:: TASK DESCRIPTION ::
Provide only the number of lines in the data below that contain the string "with".

:: GIVEN INFORMATION ::
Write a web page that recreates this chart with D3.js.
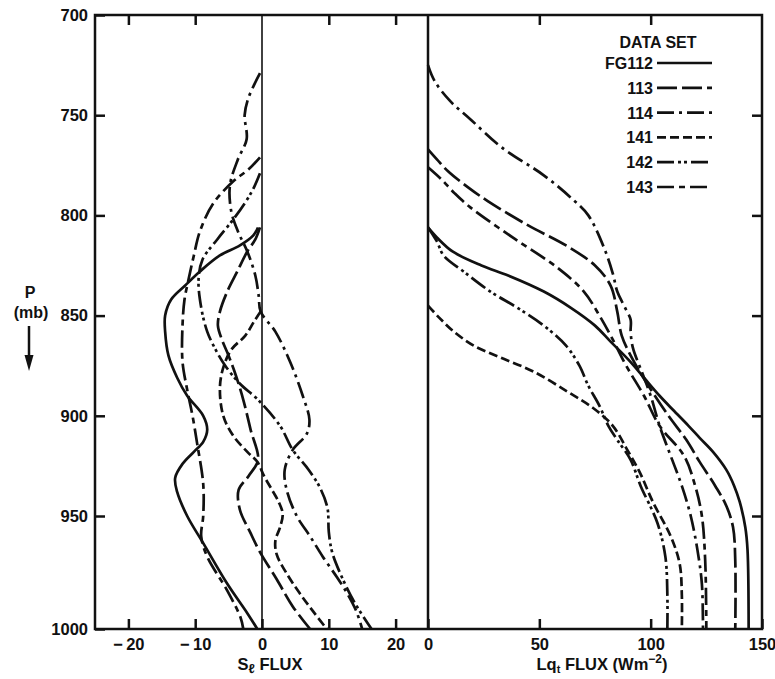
<!DOCTYPE html>
<html lang="en">
<head>
<meta charset="UTF-8">
<title>S and Lq flux profiles</title>
<script src="https://d3js.org/d3.v7.min.js"></script>
<style>
  body { margin: 0; background: #fff; }
  svg text { font-family: "Liberation Sans", Arial, sans-serif; font-weight: bold; fill: #111; }
  .tick line { stroke: #111; stroke-width: 2.5; }
  .tick text { font-size: 16.5px; }
</style>
</head>
<body>
<svg width="775" height="679"></svg>
<script>
// ticks
var pTicks = [700, 750, 800, 850, 900, 950, 1000];
var sfTicks = [-20, -10, 0, 10, 20];
var lqTicks = [0, 50, 100, 150];
var sets = ["FG112", "113", "114", "141", "142", "143"];

// S_l flux profiles, [pressure mb, flux]
var sfFG112 = [[806,-0.6],[810,-1.3],[815,-3.3],[820,-6.3],[828,-9.3],[835,-11.5],[842,-13.6],[850,-14.5],[858,-14.5],[870,-14],[881,-12.7],[890,-11.2],[900,-8.8],[907,-8.2],[913,-8.8],[918,-10.2],[924,-11.9],[931,-13],[938,-12.7],[950,-11.2],[962,-8.8],[980,-5.2],[993,-2.2],[1000,-0.7]];
var sf113 = [[806,-0.3],[812,-1],[818,-2.2],[828,-3.7],[838,-5.2],[848,-6.3],[855,-6.6],[862,-6],[870,-5],[880,-3.9],[892,-2.8],[907,-1.7],[922,-0.6],[930,-2],[937,-3.5],[947,-3.3],[957,-1.8],[966,-0.3],[978,2.2],[990,4.6],[1000,7.2]];
var sf114 = [[729,-0.3],[735,-1.2],[742,-2.1],[750,-2.6],[762,-2.3],[772,-3.6],[785,-4.8],[798,-4.6],[808,-3.6],[818,-2.2],[830,-1],[840,-0.5],[848,-0.2],[858,2],[873,4.2],[890,6.1],[902,7.1],[909,6.7],[917,4.6],[927,3.4],[937,3.7],[950,5.2],[959,7.2],[968,9.1],[977,11.2],[984,12.7],[992,14.1],[1000,15]];
var sf141 = [[848,-0.2],[853,-1.2],[860,-2.5],[867,-4.6],[876,-5.8],[886,-6.3],[900,-5.8],[910,-4.3],[918,-2.2],[923,-0.7],[930,0.3],[937,1.5],[943,2.5],[949,3.1],[955,2.7],[961,2],[967,2.2],[975,3.6],[984,5.6],[992,7.6],[1000,9.7]];
var sf142 = [[779,-0.3],[786,-1.2],[793,-2.4],[802,-4.3],[812,-6.7],[822,-8.9],[832,-9.5],[846,-9.1],[858,-8.2],[866,-7.1],[875,-5.5],[884,-3.3],[892,-0.6],[905,2.7],[917,4.6],[927,7],[936,8.7],[946,9.8],[957,10],[966,10.5],[976,11.8],[988,13.8],[1000,16.4]];
var sf143 = [[771,-0.3],[777,-2],[783,-4.3],[794,-7.3],[808,-9.3],[820,-10.2],[832,-11],[842,-11.6],[855,-11.9],[873,-11.9],[887,-11.2],[900,-10.4],[914,-9.7],[934,-8.8],[950,-8.8],[959,-9.1],[968,-8.2],[983,-5.2],[995,-3.2],[1000,-2.8]];

// Lq_t flux profiles, [pressure mb, flux]
var lqFG112 = [[806,0],[811,4],[818,11],[825,24],[830,36],[838,52],[846,64],[855,75],[863,82],[872,90],[881,97],[890,104],[897,110],[905,117],[911,122],[918,128],[927,134],[935,137.5],[943,140],[955,142.5],[965,143.5],[1000,144]];
var lq113 = [[767,0],[772,4],[778,9],[786,18],[793,27],[805,45],[815,62],[825,75],[835,82],[848,85],[860,87],[872,92],[885,99],[900,108],[912,116],[923,122],[935,129],[945,134],[955,137],[970,138],[1000,138]];
var lq114 = [[725,0],[733,3],[743,10],[752,19],[766,33],[780,52],[792,65],[800,72],[816,79],[829,83],[838,85],[845,88],[852,91],[858,91],[866,92],[878,96],[890,100],[905,104],[920,109],[935,114],[950,118],[965,121],[980,123],[1000,123.5]];
var lq141 = [[845,0],[851,5],[858,11.6],[865,20.6],[871,32.7],[878,47.5],[888,62.7],[896,74],[905,83],[917,89.5],[928,95],[943,101],[959,109],[971,113],[985,114],[1000,114]];
var lq142 = [[806,0],[813,4],[820,7],[828,16],[838,28],[846,40],[855,52],[865,62],[875,68],[885,72],[895,77],[905,81],[912,85],[922,91],[935,95.5],[953,103],[968,106.6],[985,107.5],[1000,107.5]];
var lq143 = [[776,0],[782,6],[789,12],[796,19],[811,38],[826,58],[838,70],[850,77],[862,83],[875,89],[890,97],[905,104],[920,115],[935,120],[950,123],[970,124.5],[1000,125]];

var sfSeries = [sfFG112, sf113, sf114, sf141, sf142, sf143];
var lqSeries = [lqFG112, lq113, lq114, lq141, lq142, lq143];

var dashes = ["none", "20,5", "17,5,3,5", "9,4", "17,4,3,3,3,4", "17,5,6,5"];

var svg = d3.select("svg");
var mLeft = 95, mRight = 762, mTop = 15, mBottom = 629;

var y = d3.scaleLinear().domain([700, 950, 1000]).range([mTop, 516, mBottom]);
var xL = d3.scaleLinear().domain([-25, 25]).range([mLeft, 429]);
var xR = d3.scaleLinear().domain([0, 150]).range([428, mRight]);

var fmt = function(d) { return d < 0 ? "\u2212\u2009" + Math.abs(d) : String(d); };

// left axis with labels
var gy = svg.append("g").attr("transform", "translate(" + mLeft + ",0)")
    .call(d3.axisLeft(y).tickValues(pTicks).tickSize(-10).tickPadding(7).tickFormat(d3.format("d")));
gy.select(".domain").remove();

// right axis ticks
var gr = svg.append("g").attr("transform", "translate(" + mRight + ",0)")
    .call(d3.axisRight(y).tickValues([750, 800, 850, 900, 950]).tickSize(-10).tickFormat(""));
gr.select(".domain").remove();

// bottom axes
var gbl = svg.append("g").attr("transform", "translate(0," + mBottom + ")")
    .call(d3.axisBottom(xL).tickValues(sfTicks).tickSize(-10).tickPadding(9).tickFormat(fmt));
gbl.select(".domain").remove();
var gbr = svg.append("g").attr("transform", "translate(0," + mBottom + ")")
    .call(d3.axisBottom(xR).tickValues(lqTicks).tickSize(-10).tickPadding(9));
gbr.select(".domain").remove();

// top ticks
var gtl = svg.append("g").attr("transform", "translate(0," + mTop + ")")
    .call(d3.axisTop(xL).tickValues([-20, -10, 10, 20]).tickSize(-10).tickFormat(""));
gtl.select(".domain").remove();
var gtr = svg.append("g").attr("transform", "translate(0," + mTop + ")")
    .call(d3.axisTop(xR).tickValues([50, 100]).tickSize(-10).tickFormat(""));
gtr.select(".domain").remove();

// frame and zero lines
svg.append("rect").attr("x", mLeft).attr("y", mTop)
    .attr("width", mRight - mLeft).attr("height", mBottom - mTop)
    .attr("fill", "none").attr("stroke", "#111").attr("stroke-width", 2.5);
svg.append("line").attr("x1", xL(0)).attr("x2", xL(0)).attr("y1", mTop).attr("y2", mBottom)
    .attr("stroke", "#111").attr("stroke-width", 1.6);
svg.append("line").attr("x1", xR(0)).attr("x2", xR(0)).attr("y1", mTop).attr("y2", mBottom)
    .attr("stroke", "#111").attr("stroke-width", 2.5);

// curves
var lineL = d3.line().x(function(d) { return xL(d[1]); }).y(function(d) { return y(d[0]); })
    .curve(d3.curveCatmullRom.alpha(0.5));
var lineR = d3.line().x(function(d) { return xR(d[1]); }).y(function(d) { return y(d[0]); })
    .curve(d3.curveCatmullRom.alpha(0.5));

svg.append("g").selectAll("path").data(sfSeries).enter().append("path")
    .attr("d", lineL).attr("fill", "none").attr("stroke", "#111").attr("stroke-width", 2.7)
    .attr("stroke-dasharray", function(d, i) { return dashes[i]; });
svg.append("g").selectAll("path").data(lqSeries).enter().append("path")
    .attr("d", lineR).attr("fill", "none").attr("stroke", "#111").attr("stroke-width", 2.7)
    .attr("stroke-dasharray", function(d, i) { return dashes[i]; });

// legend
svg.append("text").attr("x", 658).attr("y", 48).attr("text-anchor", "middle")
    .style("font-size", "16px").text("DATA SET");
var lg = svg.append("g").selectAll("g").data(sets).enter().append("g")
    .attr("transform", function(d, i) { return "translate(0," + (63 + i * 24.8) + ")"; });
lg.append("text").attr("x", 653).attr("y", 6).attr("text-anchor", "end")
    .style("font-size", "16px").text(function(d) { return d; });
lg.append("line").attr("x1", 657).attr("x2", 712).attr("y1", 0).attr("y2", 0)
    .attr("stroke", "#111").attr("stroke-width", 2.7)
    .attr("stroke-dasharray", function(d, i) { return dashes[i]; });

// y title and arrow
svg.append("text").attr("x", 30).attr("y", 298).attr("text-anchor", "middle")
    .style("font-size", "16px").text("P");
svg.append("text").attr("x", 31).attr("y", 318).attr("text-anchor", "middle")
    .style("font-size", "16px").text("(mb)");
svg.append("line").attr("x1", 29).attr("x2", 29).attr("y1", 326).attr("y2", 358)
    .attr("stroke", "#111").attr("stroke-width", 2.5);
svg.append("path").attr("d", "M24.5,355 L33.5,355 L29,371 Z").attr("fill", "#111");

// x titles
var t1 = svg.append("text").attr("x", 270).attr("y", 670).attr("text-anchor", "middle")
    .style("font-size", "16.5px");
t1.append("tspan").text("S");
t1.append("tspan").attr("dy", 3).style("font-size", "13px").text("\u2113");
t1.append("tspan").attr("dy", -3).text(" FLUX");

var t2 = svg.append("text").attr("x", 602).attr("y", 670).attr("text-anchor", "middle")
    .style("font-size", "16.5px");
t2.append("tspan").text("Lq");
t2.append("tspan").attr("dy", 3).style("font-size", "11px").text("t");
t2.append("tspan").attr("dy", -3).text(" FLUX (Wm");
t2.append("tspan").attr("dy", -7).style("font-size", "12px").text("\u22122");
t2.append("tspan").attr("dy", 7).text(")");
</script>
</body>
</html>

:: PROBLEM SOLUTION ::
2